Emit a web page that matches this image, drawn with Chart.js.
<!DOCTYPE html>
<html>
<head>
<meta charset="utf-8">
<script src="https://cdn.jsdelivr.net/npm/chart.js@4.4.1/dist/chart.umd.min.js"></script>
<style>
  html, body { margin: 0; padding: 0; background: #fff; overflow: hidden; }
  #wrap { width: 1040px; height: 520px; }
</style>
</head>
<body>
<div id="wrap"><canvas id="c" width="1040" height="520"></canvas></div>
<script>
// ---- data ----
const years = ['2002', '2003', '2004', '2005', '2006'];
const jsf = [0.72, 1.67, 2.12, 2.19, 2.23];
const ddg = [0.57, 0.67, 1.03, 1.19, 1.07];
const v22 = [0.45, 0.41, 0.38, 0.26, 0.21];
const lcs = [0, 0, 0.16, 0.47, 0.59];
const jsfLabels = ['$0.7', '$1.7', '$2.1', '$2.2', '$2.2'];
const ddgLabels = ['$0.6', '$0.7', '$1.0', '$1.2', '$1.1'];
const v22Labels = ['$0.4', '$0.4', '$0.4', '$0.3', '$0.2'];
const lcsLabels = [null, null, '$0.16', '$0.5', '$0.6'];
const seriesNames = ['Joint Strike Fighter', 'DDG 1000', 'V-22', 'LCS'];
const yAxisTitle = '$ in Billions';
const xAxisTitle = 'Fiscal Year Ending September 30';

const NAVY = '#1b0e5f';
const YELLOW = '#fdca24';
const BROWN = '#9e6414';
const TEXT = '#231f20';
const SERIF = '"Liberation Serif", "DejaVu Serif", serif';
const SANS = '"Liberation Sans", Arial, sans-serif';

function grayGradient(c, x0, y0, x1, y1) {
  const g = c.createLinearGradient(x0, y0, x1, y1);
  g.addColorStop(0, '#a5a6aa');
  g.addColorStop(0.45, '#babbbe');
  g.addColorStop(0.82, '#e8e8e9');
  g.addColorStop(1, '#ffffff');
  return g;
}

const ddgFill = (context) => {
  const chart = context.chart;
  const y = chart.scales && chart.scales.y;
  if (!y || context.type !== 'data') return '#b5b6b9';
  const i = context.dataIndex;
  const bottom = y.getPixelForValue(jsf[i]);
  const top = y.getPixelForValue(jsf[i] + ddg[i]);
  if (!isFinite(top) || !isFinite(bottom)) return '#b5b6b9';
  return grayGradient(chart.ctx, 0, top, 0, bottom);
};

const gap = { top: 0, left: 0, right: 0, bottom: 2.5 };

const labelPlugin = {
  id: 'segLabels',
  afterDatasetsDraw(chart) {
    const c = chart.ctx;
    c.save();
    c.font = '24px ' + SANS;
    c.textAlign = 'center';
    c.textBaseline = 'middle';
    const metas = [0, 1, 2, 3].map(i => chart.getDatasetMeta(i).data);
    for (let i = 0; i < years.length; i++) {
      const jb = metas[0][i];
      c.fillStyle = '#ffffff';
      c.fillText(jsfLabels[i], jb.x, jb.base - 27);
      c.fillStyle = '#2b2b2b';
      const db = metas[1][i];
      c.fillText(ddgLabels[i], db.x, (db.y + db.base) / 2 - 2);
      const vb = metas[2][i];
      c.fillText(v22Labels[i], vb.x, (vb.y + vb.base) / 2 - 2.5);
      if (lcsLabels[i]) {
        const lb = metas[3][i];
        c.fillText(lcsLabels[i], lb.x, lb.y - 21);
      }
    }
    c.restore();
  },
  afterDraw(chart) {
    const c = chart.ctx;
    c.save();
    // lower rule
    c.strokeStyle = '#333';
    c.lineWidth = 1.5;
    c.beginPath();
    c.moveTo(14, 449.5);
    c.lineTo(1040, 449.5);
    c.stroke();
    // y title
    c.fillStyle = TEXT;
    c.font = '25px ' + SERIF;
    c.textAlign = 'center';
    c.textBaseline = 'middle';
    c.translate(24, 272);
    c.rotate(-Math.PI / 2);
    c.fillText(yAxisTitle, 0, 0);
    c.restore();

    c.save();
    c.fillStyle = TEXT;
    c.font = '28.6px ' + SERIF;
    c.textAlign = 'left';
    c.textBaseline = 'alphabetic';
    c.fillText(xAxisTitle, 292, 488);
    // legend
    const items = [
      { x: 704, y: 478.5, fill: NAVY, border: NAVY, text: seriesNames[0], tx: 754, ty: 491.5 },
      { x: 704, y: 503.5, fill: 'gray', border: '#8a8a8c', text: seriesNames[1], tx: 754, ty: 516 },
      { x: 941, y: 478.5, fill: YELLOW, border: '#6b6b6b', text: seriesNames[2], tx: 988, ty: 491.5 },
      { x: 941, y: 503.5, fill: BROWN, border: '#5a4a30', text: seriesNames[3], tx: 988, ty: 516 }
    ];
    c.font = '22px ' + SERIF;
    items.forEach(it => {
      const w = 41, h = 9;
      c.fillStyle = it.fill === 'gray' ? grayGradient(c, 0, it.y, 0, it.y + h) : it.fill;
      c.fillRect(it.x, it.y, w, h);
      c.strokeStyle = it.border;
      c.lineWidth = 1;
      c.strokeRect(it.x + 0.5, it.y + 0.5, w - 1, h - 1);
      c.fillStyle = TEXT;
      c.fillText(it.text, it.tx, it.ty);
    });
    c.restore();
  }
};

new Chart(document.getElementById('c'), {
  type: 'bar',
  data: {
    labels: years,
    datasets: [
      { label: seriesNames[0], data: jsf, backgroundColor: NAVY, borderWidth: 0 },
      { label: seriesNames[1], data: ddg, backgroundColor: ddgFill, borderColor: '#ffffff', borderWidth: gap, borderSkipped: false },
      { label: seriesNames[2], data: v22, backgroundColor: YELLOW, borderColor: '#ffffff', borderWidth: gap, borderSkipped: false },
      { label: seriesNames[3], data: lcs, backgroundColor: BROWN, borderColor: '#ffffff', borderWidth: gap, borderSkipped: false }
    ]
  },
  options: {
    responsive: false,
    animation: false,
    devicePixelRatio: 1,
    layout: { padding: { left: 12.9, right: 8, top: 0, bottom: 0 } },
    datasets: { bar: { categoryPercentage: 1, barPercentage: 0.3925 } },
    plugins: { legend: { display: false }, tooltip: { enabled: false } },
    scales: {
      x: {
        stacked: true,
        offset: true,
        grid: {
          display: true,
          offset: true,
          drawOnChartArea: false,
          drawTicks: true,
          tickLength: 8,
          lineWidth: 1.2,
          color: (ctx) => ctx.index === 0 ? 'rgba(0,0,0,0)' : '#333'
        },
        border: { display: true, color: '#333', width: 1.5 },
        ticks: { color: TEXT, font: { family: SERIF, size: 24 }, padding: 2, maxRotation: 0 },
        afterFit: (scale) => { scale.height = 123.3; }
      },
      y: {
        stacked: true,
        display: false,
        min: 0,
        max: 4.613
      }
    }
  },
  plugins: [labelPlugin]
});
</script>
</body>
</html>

--

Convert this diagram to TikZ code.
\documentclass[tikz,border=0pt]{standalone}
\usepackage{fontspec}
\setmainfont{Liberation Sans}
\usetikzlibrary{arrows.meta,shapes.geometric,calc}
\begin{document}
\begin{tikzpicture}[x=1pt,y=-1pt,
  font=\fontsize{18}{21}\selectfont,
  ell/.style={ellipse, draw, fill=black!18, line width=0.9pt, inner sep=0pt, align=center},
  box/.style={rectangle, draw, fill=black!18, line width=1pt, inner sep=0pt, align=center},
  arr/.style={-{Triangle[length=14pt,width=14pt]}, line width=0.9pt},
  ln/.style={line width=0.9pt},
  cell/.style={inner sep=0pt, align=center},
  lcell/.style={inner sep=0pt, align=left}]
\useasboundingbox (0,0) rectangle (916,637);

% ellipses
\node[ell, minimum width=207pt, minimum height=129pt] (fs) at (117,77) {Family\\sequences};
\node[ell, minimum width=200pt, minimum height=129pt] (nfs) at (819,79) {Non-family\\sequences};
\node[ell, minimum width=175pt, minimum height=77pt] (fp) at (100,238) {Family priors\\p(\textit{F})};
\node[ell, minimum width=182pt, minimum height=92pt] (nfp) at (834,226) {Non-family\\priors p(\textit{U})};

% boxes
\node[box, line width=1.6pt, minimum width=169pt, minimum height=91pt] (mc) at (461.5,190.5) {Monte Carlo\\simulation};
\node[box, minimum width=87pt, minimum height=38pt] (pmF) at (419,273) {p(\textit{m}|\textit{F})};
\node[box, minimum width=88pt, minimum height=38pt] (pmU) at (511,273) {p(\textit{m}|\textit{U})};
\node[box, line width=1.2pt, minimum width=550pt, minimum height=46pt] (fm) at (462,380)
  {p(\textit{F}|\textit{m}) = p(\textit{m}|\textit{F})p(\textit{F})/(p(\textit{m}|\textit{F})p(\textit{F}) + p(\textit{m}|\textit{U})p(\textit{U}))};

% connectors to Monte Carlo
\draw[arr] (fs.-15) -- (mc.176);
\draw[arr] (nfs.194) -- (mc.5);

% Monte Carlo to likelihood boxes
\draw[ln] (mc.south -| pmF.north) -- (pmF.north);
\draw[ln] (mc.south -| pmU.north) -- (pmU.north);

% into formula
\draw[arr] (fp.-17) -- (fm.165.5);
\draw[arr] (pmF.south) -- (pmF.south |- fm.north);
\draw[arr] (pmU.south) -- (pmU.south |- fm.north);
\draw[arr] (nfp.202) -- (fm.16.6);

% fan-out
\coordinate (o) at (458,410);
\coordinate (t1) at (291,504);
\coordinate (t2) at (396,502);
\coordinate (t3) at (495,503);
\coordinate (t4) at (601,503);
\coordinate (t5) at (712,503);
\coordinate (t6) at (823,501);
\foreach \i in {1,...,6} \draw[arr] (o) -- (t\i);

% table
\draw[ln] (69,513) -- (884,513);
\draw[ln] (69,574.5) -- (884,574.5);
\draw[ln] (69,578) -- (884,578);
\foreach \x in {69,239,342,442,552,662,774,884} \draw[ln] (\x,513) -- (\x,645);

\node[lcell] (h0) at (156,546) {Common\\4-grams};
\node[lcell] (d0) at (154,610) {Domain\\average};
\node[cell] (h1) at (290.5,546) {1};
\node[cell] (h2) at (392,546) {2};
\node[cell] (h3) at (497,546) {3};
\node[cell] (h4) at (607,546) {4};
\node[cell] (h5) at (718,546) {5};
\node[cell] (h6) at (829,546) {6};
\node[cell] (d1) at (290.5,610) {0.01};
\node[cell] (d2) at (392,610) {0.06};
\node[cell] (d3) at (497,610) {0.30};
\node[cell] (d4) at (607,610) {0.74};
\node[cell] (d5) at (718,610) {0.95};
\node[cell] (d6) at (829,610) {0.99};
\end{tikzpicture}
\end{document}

---

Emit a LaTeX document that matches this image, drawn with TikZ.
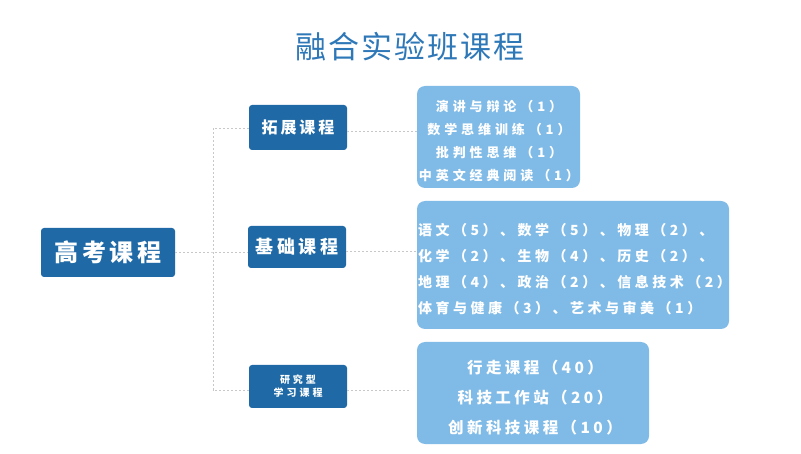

• **What is needed**:
Produce only the lines from the line containing "Emit a web page" through the line containing "0, bottom: 2.5", inclusive of both, exactly as they stand in the entries above.

• **Answer to this task**:
Emit a web page that matches this image, drawn with Chart.js.
<!DOCTYPE html>
<html>
<head>
<meta charset="utf-8">
<script src="https://cdn.jsdelivr.net/npm/chart.js@4.4.1/dist/chart.umd.min.js"></script>
<style>
  html, body { margin: 0; padding: 0; background: #fff; overflow: hidden; }
  #wrap { width: 1040px; height: 520px; }
</style>
</head>
<body>
<div id="wrap"><canvas id="c" width="1040" height="520"></canvas></div>
<script>
// ---- data ----
const years = ['2002', '2003', '2004', '2005', '2006'];
const jsf = [0.72, 1.67, 2.12, 2.19, 2.23];
const ddg = [0.57, 0.67, 1.03, 1.19, 1.07];
const v22 = [0.45, 0.41, 0.38, 0.26, 0.21];
const lcs = [0, 0, 0.16, 0.47, 0.59];
const jsfLabels = ['$0.7', '$1.7', '$2.1', '$2.2', '$2.2'];
const ddgLabels = ['$0.6', '$0.7', '$1.0', '$1.2', '$1.1'];
const v22Labels = ['$0.4', '$0.4', '$0.4', '$0.3', '$0.2'];
const lcsLabels = [null, null, '$0.16', '$0.5', '$0.6'];
const seriesNames = ['Joint Strike Fighter', 'DDG 1000', 'V-22', 'LCS'];
const yAxisTitle = '$ in Billions';
const xAxisTitle = 'Fiscal Year Ending September 30';

const NAVY = '#1b0e5f';
const YELLOW = '#fdca24';
const BROWN = '#9e6414';
const TEXT = '#231f20';
const SERIF = '"Liberation Serif", "DejaVu Serif", serif';
const SANS = '"Liberation Sans", Arial, sans-serif';

function grayGradient(c, x0, y0, x1, y1) {
  const g = c.createLinearGradient(x0, y0, x1, y1);
  g.addColorStop(0, '#a5a6aa');
  g.addColorStop(0.45, '#babbbe');
  g.addColorStop(0.82, '#e8e8e9');
  g.addColorStop(1, '#ffffff');
  return g;
}

const ddgFill = (context) => {
  const chart = context.chart;
  const y = chart.scales && chart.scales.y;
  if (!y || context.type !== 'data') return '#b5b6b9';
  const i = context.dataIndex;
  const bottom = y.getPixelForValue(jsf[i]);
  const top = y.getPixelForValue(jsf[i] + ddg[i]);
  if (!isFinite(top) || !isFinite(bottom)) return '#b5b6b9';
  return grayGradient(chart.ctx, 0, top, 0, bottom);
};

const gap = { top: 0, left: 0, right: 0, bottom: 2.5 };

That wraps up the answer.